Il y a les badauds qui poireautent des heures sous le soleil et rêvent de la photo qu'ils ne prendront jamais. Il y a les journalistes professionnels qui sont là pour leurs chaînes. Il y a des passants de hasard ou de vouloir. Des gens qui s'arrêtent et qui s'attardent. Qui veulent "le" voir. Le voir de près. Qui ça ? Le nouveau. Le nouveau Président, bien sûr. Le futur. Celui qui prépare la transition. Celui qui va vivre ce soir son dernier soir de "Président élu" et qui, demain, après la passation de pouvoirs, sera le "Président". Le "Président, tout court". Le nouveau Président. Le Président "en activité". En exercice.
Il y a le service d'ordre. Plutôt sympa, ces jours-ci. Il y a ceux qui anticipent sur le chemin que prendra "Le Patron" quand il sera allé serrer quelques mains sur le trottoir d'en face. Le chauffeur a déjà pris place dans la voiture. Il y a ceux qui s'agitent. Ceux qui restent cois. Il y a moi qui suis là sans vraiment savoir pourquoi.
Si, au fond, je sais très bien pourquoi. Mais ça ne se dit pas. Ou pas comme ça. Et d'abord, comme j'aime à le dire à mon ami Marcel qui n'habite pas très loin du 59, je suis là pour "La venue de Ségur" ! Comme dans Beckett, comme dans Godot, je ne sais pas si Ségur viendra. Quoiqu'il advienne. A moins que Ségur ne vienne. Ahah !
L'avenue de Ségur ! L'avenue la plus demandée aux taxis parisiens depuis le 7 au matin. Le QG de campagne devenu QG de transition. Le 59 de l'Avenue de Ségur, le lieu le plus prisé même s'il est, désormais, hors de prix. Ce n'est pas le même charme que la petite rue de Bièvres.

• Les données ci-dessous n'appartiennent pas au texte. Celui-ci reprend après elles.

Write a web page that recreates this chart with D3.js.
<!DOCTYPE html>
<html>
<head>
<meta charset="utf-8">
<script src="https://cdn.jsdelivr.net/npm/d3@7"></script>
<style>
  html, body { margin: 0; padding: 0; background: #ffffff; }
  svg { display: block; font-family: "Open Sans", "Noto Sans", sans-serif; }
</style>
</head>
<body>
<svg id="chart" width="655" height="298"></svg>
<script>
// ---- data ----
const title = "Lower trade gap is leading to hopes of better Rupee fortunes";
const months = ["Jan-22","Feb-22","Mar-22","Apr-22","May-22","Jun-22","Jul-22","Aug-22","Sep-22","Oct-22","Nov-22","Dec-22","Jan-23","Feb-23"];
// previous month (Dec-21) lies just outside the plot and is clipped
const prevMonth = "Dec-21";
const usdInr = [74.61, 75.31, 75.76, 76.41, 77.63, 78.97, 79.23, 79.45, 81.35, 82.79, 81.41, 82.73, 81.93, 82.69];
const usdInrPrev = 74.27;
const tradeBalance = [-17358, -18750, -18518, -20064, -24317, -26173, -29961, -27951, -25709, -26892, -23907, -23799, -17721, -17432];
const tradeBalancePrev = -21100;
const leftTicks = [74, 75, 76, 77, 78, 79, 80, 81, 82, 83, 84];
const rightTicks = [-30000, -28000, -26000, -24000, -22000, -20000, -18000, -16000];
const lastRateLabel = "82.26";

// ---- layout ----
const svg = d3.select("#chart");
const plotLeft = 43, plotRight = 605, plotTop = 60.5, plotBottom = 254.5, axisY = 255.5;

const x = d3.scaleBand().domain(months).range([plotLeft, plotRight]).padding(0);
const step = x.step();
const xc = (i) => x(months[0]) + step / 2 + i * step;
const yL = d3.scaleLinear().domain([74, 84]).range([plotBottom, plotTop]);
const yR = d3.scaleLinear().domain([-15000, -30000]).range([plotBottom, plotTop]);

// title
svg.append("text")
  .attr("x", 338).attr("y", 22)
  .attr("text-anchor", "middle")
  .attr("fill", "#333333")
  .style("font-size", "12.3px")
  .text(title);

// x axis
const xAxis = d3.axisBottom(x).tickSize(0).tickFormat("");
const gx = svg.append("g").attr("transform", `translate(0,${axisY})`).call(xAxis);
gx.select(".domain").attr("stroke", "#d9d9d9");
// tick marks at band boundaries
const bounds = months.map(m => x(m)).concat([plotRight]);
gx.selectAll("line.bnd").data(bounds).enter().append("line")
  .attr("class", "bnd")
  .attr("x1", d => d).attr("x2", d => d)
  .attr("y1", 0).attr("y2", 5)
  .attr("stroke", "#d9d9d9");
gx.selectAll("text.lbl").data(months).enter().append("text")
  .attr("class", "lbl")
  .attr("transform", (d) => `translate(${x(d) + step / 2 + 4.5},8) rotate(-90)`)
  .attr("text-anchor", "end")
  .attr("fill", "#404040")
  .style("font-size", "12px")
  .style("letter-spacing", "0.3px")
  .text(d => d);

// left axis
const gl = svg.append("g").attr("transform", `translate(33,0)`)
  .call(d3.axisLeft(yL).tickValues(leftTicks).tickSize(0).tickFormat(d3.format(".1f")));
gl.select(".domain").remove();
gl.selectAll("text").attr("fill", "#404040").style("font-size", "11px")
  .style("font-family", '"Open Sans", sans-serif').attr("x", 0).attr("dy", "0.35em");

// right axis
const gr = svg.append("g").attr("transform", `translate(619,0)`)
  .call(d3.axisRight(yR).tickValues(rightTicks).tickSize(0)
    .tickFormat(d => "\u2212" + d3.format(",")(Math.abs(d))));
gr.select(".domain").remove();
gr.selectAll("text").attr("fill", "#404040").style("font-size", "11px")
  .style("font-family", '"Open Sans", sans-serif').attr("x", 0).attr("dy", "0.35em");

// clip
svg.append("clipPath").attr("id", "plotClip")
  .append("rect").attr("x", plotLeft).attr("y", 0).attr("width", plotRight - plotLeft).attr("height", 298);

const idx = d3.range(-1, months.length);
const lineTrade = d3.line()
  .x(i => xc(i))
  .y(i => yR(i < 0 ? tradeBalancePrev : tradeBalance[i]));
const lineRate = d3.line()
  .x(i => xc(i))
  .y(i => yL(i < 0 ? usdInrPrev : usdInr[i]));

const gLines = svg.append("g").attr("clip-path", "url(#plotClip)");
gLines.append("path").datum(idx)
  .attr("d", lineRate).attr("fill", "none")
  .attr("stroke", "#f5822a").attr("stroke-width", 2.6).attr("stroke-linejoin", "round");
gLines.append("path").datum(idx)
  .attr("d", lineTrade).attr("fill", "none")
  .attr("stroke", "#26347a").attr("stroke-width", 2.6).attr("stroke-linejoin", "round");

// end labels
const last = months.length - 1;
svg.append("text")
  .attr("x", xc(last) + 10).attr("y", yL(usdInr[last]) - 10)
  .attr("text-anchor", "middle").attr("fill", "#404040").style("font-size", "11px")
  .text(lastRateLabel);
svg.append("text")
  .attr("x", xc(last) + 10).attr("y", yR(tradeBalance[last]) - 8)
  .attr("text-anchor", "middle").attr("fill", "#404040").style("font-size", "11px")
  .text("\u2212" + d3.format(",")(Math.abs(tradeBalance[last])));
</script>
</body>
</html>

C'est différent. C'est un peu la même ambiance pourtant. Un Président qui prend son temps. A chaque sortie. Qui prend le temps d'une photo. Avec un anonyme qui se couvre soudain de célébrité soudaine. Une jolie femme qui veut s'immortaliser, en immortalisant l'instant. L'instant historique où la simple citoyenne tutoie l'Histoire de France en train de s'écrire. Un petit côté touchant et agaçant à la fois.
Je vais vous faire un aveu : je termine ce soir un reportage commencé il y a tout juste 31 ans. Un reportage commencé avec François Mitterrand, en mai 1981, et que je suis heureux de conclure, ce soir, en mai 2012, avec François Hollande. C'est juste une histoire entre "moi" et "moi". Une histoire de fidélité. Aux deux. Aux deux François. François 1er et François II.